On a different subject, yesterday I took a train from my home in Bristol down to Bournemouth to talk to some students about CSS. It made me think back to the various ways that my peers and other generations of web developers came to learn HTML and CSS. For the earliest adopters we learned HTML because it was the only way to put things online. Then there were the generations of developers who started by customizing MySpace or Neopets pages.

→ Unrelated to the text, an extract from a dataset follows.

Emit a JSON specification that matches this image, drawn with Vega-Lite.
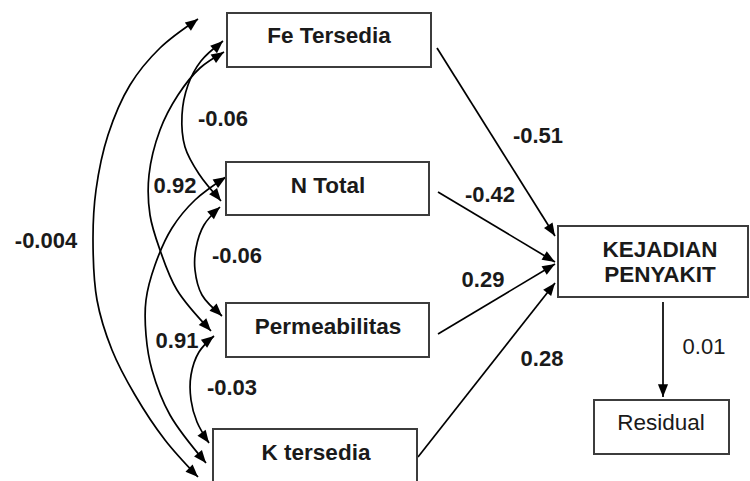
{
  "$schema": "https://vega.github.io/schema/vega-lite/v6.json",
  "width": 750,
  "height": 481,
  "padding": 0,
  "autosize": {"type": "fit", "contains": "padding"},
  "background": "white",
  "config": {"view": {"stroke": null}},
  "datasets": {
    "nodes": [
      {"name": "Fe Tersedia", "kind": "exogenous", "x1": 227, "x2": 431, "y1": 13, "y2": 67, "lx": 329, "ly": 43},
      {"name": "N Total", "kind": "exogenous", "x1": 226, "x2": 429, "y1": 162, "y2": 215, "lx": 328, "ly": 193},
      {"name": "Permeabilitas", "kind": "exogenous", "x1": 226, "x2": 429, "y1": 303, "y2": 357, "lx": 328, "ly": 334},
      {"name": "K tersedia", "kind": "exogenous", "x1": 213, "x2": 417, "y1": 429, "y2": 485, "lx": 316, "ly": 460},
      {"name": "KEJADIAN\nPENYAKIT", "kind": "endogenous", "x1": 558, "x2": 748, "y1": 226, "y2": 297, "lx": 660, "ly": 257},
      {"name": "Residual", "kind": "error", "x1": 594, "x2": 729, "y1": 400, "y2": 454, "lx": 661, "ly": 430}
    ],
    "paths": [
      {"path": "c_004", "seq": 0, "x": 198, "y": 19},
      {"path": "c_004", "seq": 1, "x": 160, "y": 48},
      {"path": "c_004", "seq": 2, "x": 130, "y": 85},
      {"path": "c_004", "seq": 3, "x": 108, "y": 135},
      {"path": "c_004", "seq": 4, "x": 96, "y": 190},
      {"path": "c_004", "seq": 5, "x": 93, "y": 240},
      {"path": "c_004", "seq": 6, "x": 97, "y": 300},
      {"path": "c_004", "seq": 7, "x": 112, "y": 350},
      {"path": "c_004", "seq": 8, "x": 135, "y": 395},
      {"path": "c_004", "seq": 9, "x": 165, "y": 440},
      {"path": "c_004", "seq": 10, "x": 198, "y": 477},
      {"path": "c_fe_n", "seq": 0, "x": 223, "y": 41},
      {"path": "c_fe_n", "seq": 1, "x": 201, "y": 61},
      {"path": "c_fe_n", "seq": 2, "x": 188, "y": 85},
      {"path": "c_fe_n", "seq": 3, "x": 182, "y": 115},
      {"path": "c_fe_n", "seq": 4, "x": 185, "y": 147},
      {"path": "c_fe_n", "seq": 5, "x": 199, "y": 174},
      {"path": "c_fe_n", "seq": 6, "x": 221, "y": 201},
      {"path": "c_fe_p", "seq": 0, "x": 224, "y": 52},
      {"path": "c_fe_p", "seq": 1, "x": 200, "y": 68},
      {"path": "c_fe_p", "seq": 2, "x": 178, "y": 95},
      {"path": "c_fe_p", "seq": 3, "x": 160, "y": 130},
      {"path": "c_fe_p", "seq": 4, "x": 149, "y": 175},
      {"path": "c_fe_p", "seq": 5, "x": 150, "y": 215},
      {"path": "c_fe_p", "seq": 6, "x": 160, "y": 250},
      {"path": "c_fe_p", "seq": 7, "x": 177, "y": 290},
      {"path": "c_fe_p", "seq": 8, "x": 211, "y": 331},
      {"path": "c_n_k", "seq": 0, "x": 226, "y": 177},
      {"path": "c_n_k", "seq": 1, "x": 195, "y": 200},
      {"path": "c_n_k", "seq": 2, "x": 172, "y": 228},
      {"path": "c_n_k", "seq": 3, "x": 155, "y": 265},
      {"path": "c_n_k", "seq": 4, "x": 146, "y": 300},
      {"path": "c_n_k", "seq": 5, "x": 146, "y": 335},
      {"path": "c_n_k", "seq": 6, "x": 152, "y": 370},
      {"path": "c_n_k", "seq": 7, "x": 170, "y": 415},
      {"path": "c_n_k", "seq": 8, "x": 206, "y": 463},
      {"path": "c_n_p", "seq": 0, "x": 220, "y": 207},
      {"path": "c_n_p", "seq": 1, "x": 204, "y": 225},
      {"path": "c_n_p", "seq": 2, "x": 196, "y": 248},
      {"path": "c_n_p", "seq": 3, "x": 195, "y": 270},
      {"path": "c_n_p", "seq": 4, "x": 202, "y": 295},
      {"path": "c_n_p", "seq": 5, "x": 222, "y": 316},
      {"path": "c_p_k", "seq": 0, "x": 214, "y": 336},
      {"path": "c_p_k", "seq": 1, "x": 199, "y": 352},
      {"path": "c_p_k", "seq": 2, "x": 191, "y": 375},
      {"path": "c_p_k", "seq": 3, "x": 191, "y": 400},
      {"path": "c_p_k", "seq": 4, "x": 197, "y": 422},
      {"path": "c_p_k", "seq": 5, "x": 209, "y": 443},
      {"path": "a_fe", "seq": 0, "x": 437, "y": 48},
      {"path": "a_fe", "seq": 1, "x": 555, "y": 236},
      {"path": "a_n", "seq": 0, "x": 438, "y": 192},
      {"path": "a_n", "seq": 1, "x": 555, "y": 262},
      {"path": "a_p", "seq": 0, "x": 438, "y": 334},
      {"path": "a_p", "seq": 1, "x": 555, "y": 264},
      {"path": "a_k", "seq": 0, "x": 418, "y": 457},
      {"path": "a_k", "seq": 1, "x": 555, "y": 283},
      {"path": "a_res", "seq": 0, "x": 663, "y": 302},
      {"path": "a_res", "seq": 1, "x": 663, "y": 397}
    ],
    "heads": [
      {"path": "c_004", "x": 198, "y": 19, "px": 186, "py": 28},
      {"path": "c_004", "x": 198, "y": 477, "px": 187, "py": 466},
      {"path": "c_fe_n", "x": 223, "y": 41, "px": 213, "py": 50},
      {"path": "c_fe_n", "x": 221, "y": 201, "px": 213, "py": 191},
      {"path": "c_fe_p", "x": 224, "y": 52, "px": 213, "py": 59},
      {"path": "c_fe_p", "x": 211, "y": 331, "px": 202, "py": 321},
      {"path": "c_n_k", "x": 226, "y": 177, "px": 215, "py": 184},
      {"path": "c_n_k", "x": 206, "y": 463, "px": 197, "py": 452},
      {"path": "c_n_p", "x": 220, "y": 207, "px": 211, "py": 215},
      {"path": "c_n_p", "x": 222, "y": 316, "px": 213, "py": 307},
      {"path": "c_p_k", "x": 214, "y": 336, "px": 205, "py": 343},
      {"path": "c_p_k", "x": 209, "y": 443, "px": 201, "py": 432},
      {"path": "a_fe", "x": 555, "y": 236, "px": 437, "py": 48},
      {"path": "a_n", "x": 555, "y": 262, "px": 438, "py": 192},
      {"path": "a_p", "x": 555, "y": 264, "px": 438, "py": 334},
      {"path": "a_k", "x": 555, "y": 283, "px": 418, "py": 457},
      {"path": "a_res", "x": 663, "y": 397, "px": 663, "py": 302}
    ],
    "coefs": [
      {"text": "-0.51", "kind": "path", "x": 538, "y": 143},
      {"text": "-0.42", "kind": "path", "x": 490, "y": 202},
      {"text": "0.29", "kind": "path", "x": 483, "y": 287},
      {"text": "0.28", "kind": "path", "x": 542, "y": 366},
      {"text": "-0.06", "kind": "path", "x": 223, "y": 126},
      {"text": "0.92", "kind": "path", "x": 175, "y": 193},
      {"text": "-0.004", "kind": "path", "x": 46, "y": 248},
      {"text": "-0.06", "kind": "path", "x": 237, "y": 263},
      {"text": "0.91", "kind": "path", "x": 177, "y": 348},
      {"text": "-0.03", "kind": "path", "x": 232, "y": 395},
      {"text": "0.01", "kind": "error", "x": 704, "y": 354}
    ]
  },
  "layer": [
    {
      "data": {"name": "paths"},
      "mark": {"type": "line", "interpolate": "catmull-rom", "color": "black", "strokeWidth": 1.7},
      "encoding": {
        "x": {"field": "x", "type": "quantitative", "scale": {"domain": [0, 750], "nice": false, "zero": false}, "axis": null},
        "y": {"field": "y", "type": "quantitative", "scale": {"domain": [0, 481], "nice": false, "zero": false, "reverse": true}, "axis": null},
        "detail": {"field": "path"},
        "order": {"field": "seq", "type": "quantitative"}
      }
    },
    {
      "data": {"name": "heads"},
      "transform": [{"calculate": "atan2(datum.x - datum.px, datum.py - datum.y) * 180 / PI", "as": "angle"}],
      "mark": {"type": "point", "shape": "M0,0L-0.8,2L0.8,2Z", "filled": true, "color": "black", "opacity": 1, "size": 160, "strokeWidth": 0},
      "encoding": {
        "x": {"field": "x", "type": "quantitative", "axis": null},
        "y": {"field": "y", "type": "quantitative", "axis": null},
        "angle": {"field": "angle", "type": "quantitative", "scale": null}
      }
    },
    {
      "data": {"name": "nodes"},
      "mark": {"type": "rect", "fill": "white", "stroke": "#3c3c3c", "strokeWidth": 2, "clip": true},
      "encoding": {
        "x": {"field": "x1", "type": "quantitative", "axis": null},
        "x2": {"field": "x2"},
        "y": {"field": "y1", "type": "quantitative", "axis": null},
        "y2": {"field": "y2"}
      }
    },
    {
      "data": {"name": "nodes"},
      "transform": [{"filter": "datum.kind != 'error'"}],
      "mark": {"type": "text", "font": "Liberation Sans", "fontSize": 22.5, "fontWeight": "bold", "align": "center", "baseline": "alphabetic", "color": "#1a1a1a", "lineBreak": "\n", "lineHeight": 25},
      "encoding": {
        "x": {"field": "lx", "type": "quantitative", "axis": null},
        "y": {"field": "ly", "type": "quantitative", "axis": null},
        "text": {"field": "name"}
      }
    },
    {
      "data": {"name": "nodes"},
      "transform": [{"filter": "datum.kind == 'error'"}],
      "mark": {"type": "text", "font": "Liberation Sans", "fontSize": 22.5, "align": "center", "baseline": "alphabetic", "color": "#1a1a1a"},
      "encoding": {
        "x": {"field": "lx", "type": "quantitative", "axis": null},
        "y": {"field": "ly", "type": "quantitative", "axis": null},
        "text": {"field": "name"}
      }
    },
    {
      "data": {"name": "coefs"},
      "transform": [{"filter": "datum.kind == 'path'"}],
      "mark": {"type": "text", "font": "Liberation Sans", "fontSize": 22, "fontWeight": "bold", "align": "center", "baseline": "alphabetic", "color": "#1a1a1a"},
      "encoding": {
        "x": {"field": "x", "type": "quantitative", "axis": null},
        "y": {"field": "y", "type": "quantitative", "axis": null},
        "text": {"field": "text"}
      }
    },
    {
      "data": {"name": "coefs"},
      "transform": [{"filter": "datum.kind == 'error'"}],
      "mark": {"type": "text", "font": "Liberation Sans", "fontSize": 22, "align": "center", "baseline": "alphabetic", "color": "#1a1a1a"},
      "encoding": {
        "x": {"field": "x", "type": "quantitative", "axis": null},
        "y": {"field": "y", "type": "quantitative", "axis": null},
        "text": {"field": "text"}
      }
    }
  ]
}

Do those entry points even exist today? I've been building a little site on the blogging platform Ghost recently. The subject has nothing to do with web development, and everything to do with wanting to have a nice place to create content. I've been able to set up a blog without needing to touch a line of HTML and CSS. This is fantastic if you consider one of the aims of the web to make it possible for anyone to publish things. Yet it does seem as if we are losing the places where many of us started to figure out how the web worked, in a non-scary way. If you can make a beautiful site in an afternoon without knowing HTML and CSS, what would encourage you back to "Hello, World" and to a bare HTML document?
Rachel Andrew, CSS Layout News
Release v1.2.0-canary.4 · tailwindcss/tailwindcss
If Tailwind is your thing, then you might be interested to discover that the pre-release of 1.2.0 includes CSS Grid support.
Learn
Understanding CSS Grid: Grid Lines — Smashing Magazine
The second article in my new series for Smashing Magazine covers everything you need to know about Grid Lines when using CSS Grid.
“Slow Design for an Anxious World” by Jeffrey Zeldman – An Event Apart video
The Event Apart video archive is full of brilliant presentations from the AEA stage, and this talk by Jeffrey Zeldman is well worth your time.
Using easing for more than just CSS transitions | Kilian Valkhof
Using easing techniques for gradients and box shadows, with examples to show the difference that this can make.
Interesting
The Split Personality Of Brutalist Web Development — Smashing Magazine
An article about the Brutalist design trend, how it links to the philosophy in architecture, and whether in fact we are talking about two different things if we refer to something having a Brutalist design.
A short history of body copy sizes on the Web
Not layout, however I found this essay on body copy sizes interesting.